**WHAT TO WORK ON:**
Make an exact copy of all the material below, apart from the pictures.

+++ DATA LINES

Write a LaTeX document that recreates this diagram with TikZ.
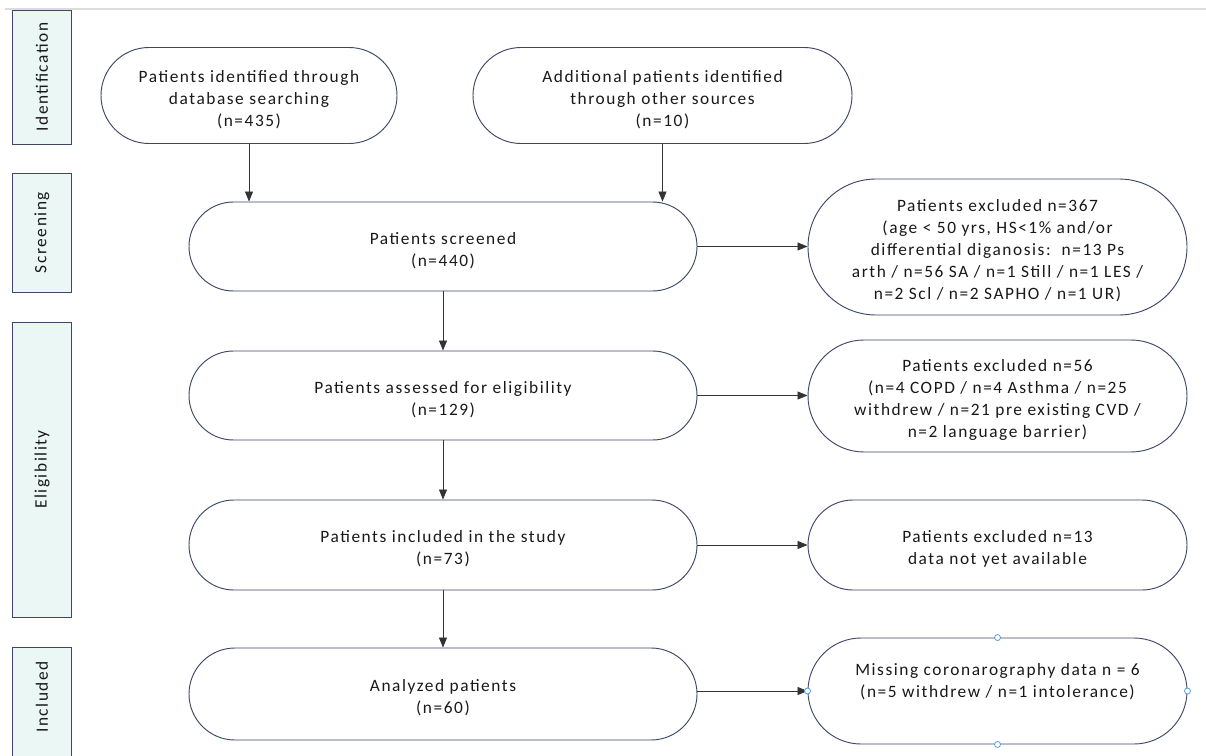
\documentclass[tikz,border=0pt]{standalone}
\usepackage{fontspec}
\setmainfont{Carlito}[LetterSpace=9]
\usetikzlibrary{arrows.meta,shapes.misc}
\definecolor{nodeborder}{HTML}{3E4766}
\definecolor{sidefill}{HTML}{EAF7F5}
\definecolor{sideborder}{HTML}{3E4766}
\definecolor{topline}{HTML}{DCDCDC}
\definecolor{handleblue}{HTML}{5B9BD5}
\definecolor{arrowgrey}{HTML}{333333}
\newcommand\toplift{\rule{0pt}{15pt}}
\begin{document}
\begin{tikzpicture}[x=0.75pt,y=-0.75pt,
  every node/.style={font=\fontsize{13}{16.5}\selectfont, text=black!90},
  box/.style={rounded rectangle, draw=nodeborder, line width=0.7pt, align=center, inner sep=0pt},
  side/.style={rectangle, draw=sideborder, fill=sidefill, line width=0.7pt, inner sep=0pt, minimum width=59*0.75pt},
  sidetext/.style={rotate=90},
  conn/.style={draw=arrowgrey, line width=0.6pt, -{Triangle[length=7.5pt,width=6pt]}},
  handle/.style={circle, draw=handleblue, fill=white, line width=0.6pt, minimum size=6*0.75pt, inner sep=0pt}
]
\useasboundingbox (0,0) rectangle (1206,756);
\fill[white] (0,0) rectangle (1206,756);
\draw[topline, line width=0.8pt] (5,9) -- (1206,9);

% side labels
\node[side, minimum height=134*0.75pt] (sIdent) at (42,77) {};
\node[sidetext] (tIdent) at (sIdent.center) {Identification};
\node[side, minimum height=119*0.75pt] (sScreen) at (42,232.5) {};
\node[sidetext] (tScreen) at (sScreen.center) {Screening};
\node[side, minimum height=295*0.75pt] (sElig) at (42,469.5) {};
\node[sidetext] (tElig) at (sElig.center) {Eligibility};
\node[side, minimum height=120*0.75pt] (sIncl) at (42,707) {};
\node[sidetext] (tIncl) at (42,697) {Included};

% main column
\node[box, minimum width=296*0.75pt, minimum height=96*0.75pt] (A) at (249,95.5)
  {\toplift Patients identified through\\database searching\\(n=435)};
\node[box, minimum width=379*0.75pt, minimum height=96*0.75pt] (B) at (662.5,95.5)
  {\toplift Additional patients identified\\through other sources\\(n=10)};
\node[box, minimum width=508*0.75pt, minimum height=89*0.75pt] (C) at (443,246.5)
  {\toplift Patients screened\\(n=440)};
\node[box, minimum width=508*0.75pt, minimum height=89*0.75pt] (D) at (443,395.5)
  {\toplift Patients assessed for eligibility\\(n=129)};
\node[box, minimum width=508*0.75pt, minimum height=90*0.75pt] (E) at (443,545)
  {\toplift Patients included in the study\\(n=73)};
\node[box, minimum width=508*0.75pt, minimum height=92*0.75pt] (F) at (443,694)
  {\toplift Analyzed patients\\(n=60)};

% right column
\node[box, minimum width=379*0.75pt, minimum height=136*0.75pt] (G) at (997.5,247)
  {\toplift Patients excluded n=367\\(age < 50 yrs, HS<1\% and/or\\differential diganosis:\ \ n=13 Ps\\arth / n=56 SA / n=1 Still / n=1 LES /\\n=2 Scl / n=2 SAPHO / n=1 UR)};
\node[box, minimum width=379*0.75pt, minimum height=112*0.75pt] (H) at (997.5,396)
  {\toplift Patients excluded n=56\\(n=4 COPD / n=4 Asthma / n=25\\withdrew / n=21 pre existing CVD /\\n=2 language barrier)};
\node[box, minimum width=379*0.75pt, minimum height=90*0.75pt] (I) at (997.5,545)
  {\toplift Patients excluded n=13\\data not yet available};
\node[box, minimum width=379*0.75pt, minimum height=106*0.75pt] (J) at (997.5,691)
  {\toplift Missing coronarography data n = 6\\(n=5 withdrew / n=1 intolerance)\\\strut};

% connectors
\draw[conn] (A.south) -- (A.south |- C.north);
\draw[conn] (B.south) -- (B.south |- C.north);
\draw[conn] (C.south) -- (D.north);
\draw[conn] (D.south) -- (E.north);
\draw[conn] (E.south) -- (F.north);
\draw[conn] (C.east) -- (C.east -| G.west);
\draw[conn] (D.east) -- (D.east -| H.west);
\draw[conn] (E.east) -- (E.east -| I.west);
\draw[conn] (J.west -| F.east) -- (J.west);

% selection handles
\node[handle] (hN) at (J.north) {};
\node[handle] (hS) at (J.south) {};
\node[handle] (hW) at (J.west) {};
\node[handle] (hE) at (J.east) {};
\end{tikzpicture}
\end{document}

++++++

**SOLUTION TO THE PROBLEM:**
Write a LaTeX document that recreates this diagram with TikZ.
\documentclass[tikz,border=0pt]{standalone}
\usepackage{fontspec}
\setmainfont{Carlito}[LetterSpace=9]
\usetikzlibrary{arrows.meta,shapes.misc}
\definecolor{nodeborder}{HTML}{3E4766}
\definecolor{sidefill}{HTML}{EAF7F5}
\definecolor{sideborder}{HTML}{3E4766}
\definecolor{topline}{HTML}{DCDCDC}
\definecolor{handleblue}{HTML}{5B9BD5}
\definecolor{arrowgrey}{HTML}{333333}
\newcommand\toplift{\rule{0pt}{15pt}}
\begin{document}
\begin{tikzpicture}[x=0.75pt,y=-0.75pt,
  every node/.style={font=\fontsize{13}{16.5}\selectfont, text=black!90},
  box/.style={rounded rectangle, draw=nodeborder, line width=0.7pt, align=center, inner sep=0pt},
  side/.style={rectangle, draw=sideborder, fill=sidefill, line width=0.7pt, inner sep=0pt, minimum width=59*0.75pt},
  sidetext/.style={rotate=90},
  conn/.style={draw=arrowgrey, line width=0.6pt, -{Triangle[length=7.5pt,width=6pt]}},
  handle/.style={circle, draw=handleblue, fill=white, line width=0.6pt, minimum size=6*0.75pt, inner sep=0pt}
]
\useasboundingbox (0,0) rectangle (1206,756);
\fill[white] (0,0) rectangle (1206,756);
\draw[topline, line width=0.8pt] (5,9) -- (1206,9);

% side labels
\node[side, minimum height=134*0.75pt] (sIdent) at (42,77) {};
\node[sidetext] (tIdent) at (sIdent.center) {Identification};
\node[side, minimum height=119*0.75pt] (sScreen) at (42,232.5) {};
\node[sidetext] (tScreen) at (sScreen.center) {Screening};
\node[side, minimum height=295*0.75pt] (sElig) at (42,469.5) {};
\node[sidetext] (tElig) at (sElig.center) {Eligibility};
\node[side, minimum height=120*0.75pt] (sIncl) at (42,707) {};
\node[sidetext] (tIncl) at (42,697) {Included};

% main column
\node[box, minimum width=296*0.75pt, minimum height=96*0.75pt] (A) at (249,95.5)
  {\toplift Patients identified through\\database searching\\(n=435)};
\node[box, minimum width=379*0.75pt, minimum height=96*0.75pt] (B) at (662.5,95.5)
  {\toplift Additional patients identified\\through other sources\\(n=10)};
\node[box, minimum width=508*0.75pt, minimum height=89*0.75pt] (C) at (443,246.5)
  {\toplift Patients screened\\(n=440)};
\node[box, minimum width=508*0.75pt, minimum height=89*0.75pt] (D) at (443,395.5)
  {\toplift Patients assessed for eligibility\\(n=129)};
\node[box, minimum width=508*0.75pt, minimum height=90*0.75pt] (E) at (443,545)
  {\toplift Patients included in the study\\(n=73)};
\node[box, minimum width=508*0.75pt, minimum height=92*0.75pt] (F) at (443,694)
  {\toplift Analyzed patients\\(n=60)};

% right column
\node[box, minimum width=379*0.75pt, minimum height=136*0.75pt] (G) at (997.5,247)
  {\toplift Patients excluded n=367\\(age < 50 yrs, HS<1\% and/or\\differential diganosis:\ \ n=13 Ps\\arth / n=56 SA / n=1 Still / n=1 LES /\\n=2 Scl / n=2 SAPHO / n=1 UR)};
\node[box, minimum width=379*0.75pt, minimum height=112*0.75pt] (H) at (997.5,396)
  {\toplift Patients excluded n=56\\(n=4 COPD / n=4 Asthma / n=25\\withdrew / n=21 pre existing CVD /\\n=2 language barrier)};
\node[box, minimum width=379*0.75pt, minimum height=90*0.75pt] (I) at (997.5,545)
  {\toplift Patients excluded n=13\\data not yet available};
\node[box, minimum width=379*0.75pt, minimum height=106*0.75pt] (J) at (997.5,691)
  {\toplift Missing coronarography data n = 6\\(n=5 withdrew / n=1 intolerance)\\\strut};

% connectors
\draw[conn] (A.south) -- (A.south |- C.north);
\draw[conn] (B.south) -- (B.south |- C.north);
\draw[conn] (C.south) -- (D.north);
\draw[conn] (D.south) -- (E.north);
\draw[conn] (E.south) -- (F.north);
\draw[conn] (C.east) -- (C.east -| G.west);
\draw[conn] (D.east) -- (D.east -| H.west);
\draw[conn] (E.east) -- (E.east -| I.west);
\draw[conn] (J.west -| F.east) -- (J.west);

% selection handles
\node[handle] (hN) at (J.north) {};
\node[handle] (hS) at (J.south) {};
\node[handle] (hW) at (J.west) {};
\node[handle] (hE) at (J.east) {};
\end{tikzpicture}
\end{document}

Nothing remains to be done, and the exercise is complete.